Jeffrey Bezos, founder of Amazon and father of four young children, said: "I shouldn't have to start each Christmas morning with needle-nose pliers and wire cutters. I arm myself, and it still takes me 10 minutes to open each package."

Amazon's launch of frustration-free packaging aims to help those people, with an increasing number of best-selling products arriving in cardboard boxes that do not fight back. Bezos said: "Everyone is excited about this project here. Everyone had their own war stories."

Ironically, companies resorted to plastic packaging to encourage customers to buy toys and electronics items, allowing them to see the increasingly complex items.

To do so while protecting the items, they decided to seal the hinges of containers to resist shoplifting. Amazon hopes all its products can be delivered in cardboard boxes in 10 years and wants more companies to join the big names already affiliated to the campaign as it spreads to Europe next year.

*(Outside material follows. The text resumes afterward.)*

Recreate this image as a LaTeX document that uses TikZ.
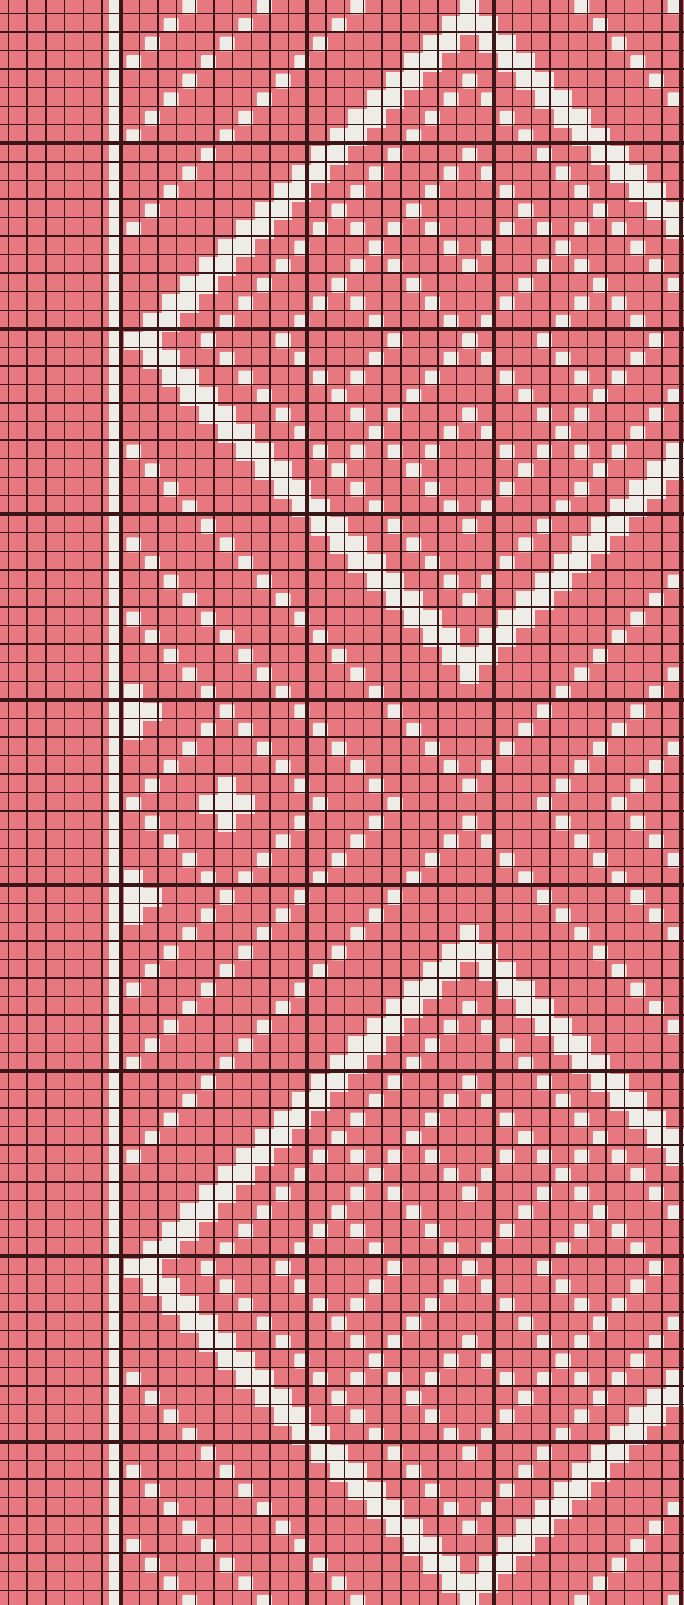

While it is relatively easy for online retailer Amazon to adopt the scheme, as it does not need to display products, even those who sell from shops are coming up with solutions to Christmas's most lethal problem. Sony is aiming for "death of the clamshell" with packaging prototypes currently being tested, after hearing reports of customers resorting to hacksaws to open packages.

Sony's new method uses an adhesive that is easy to pry open but makes a loud Velcro-like noise, intended to deter thieves.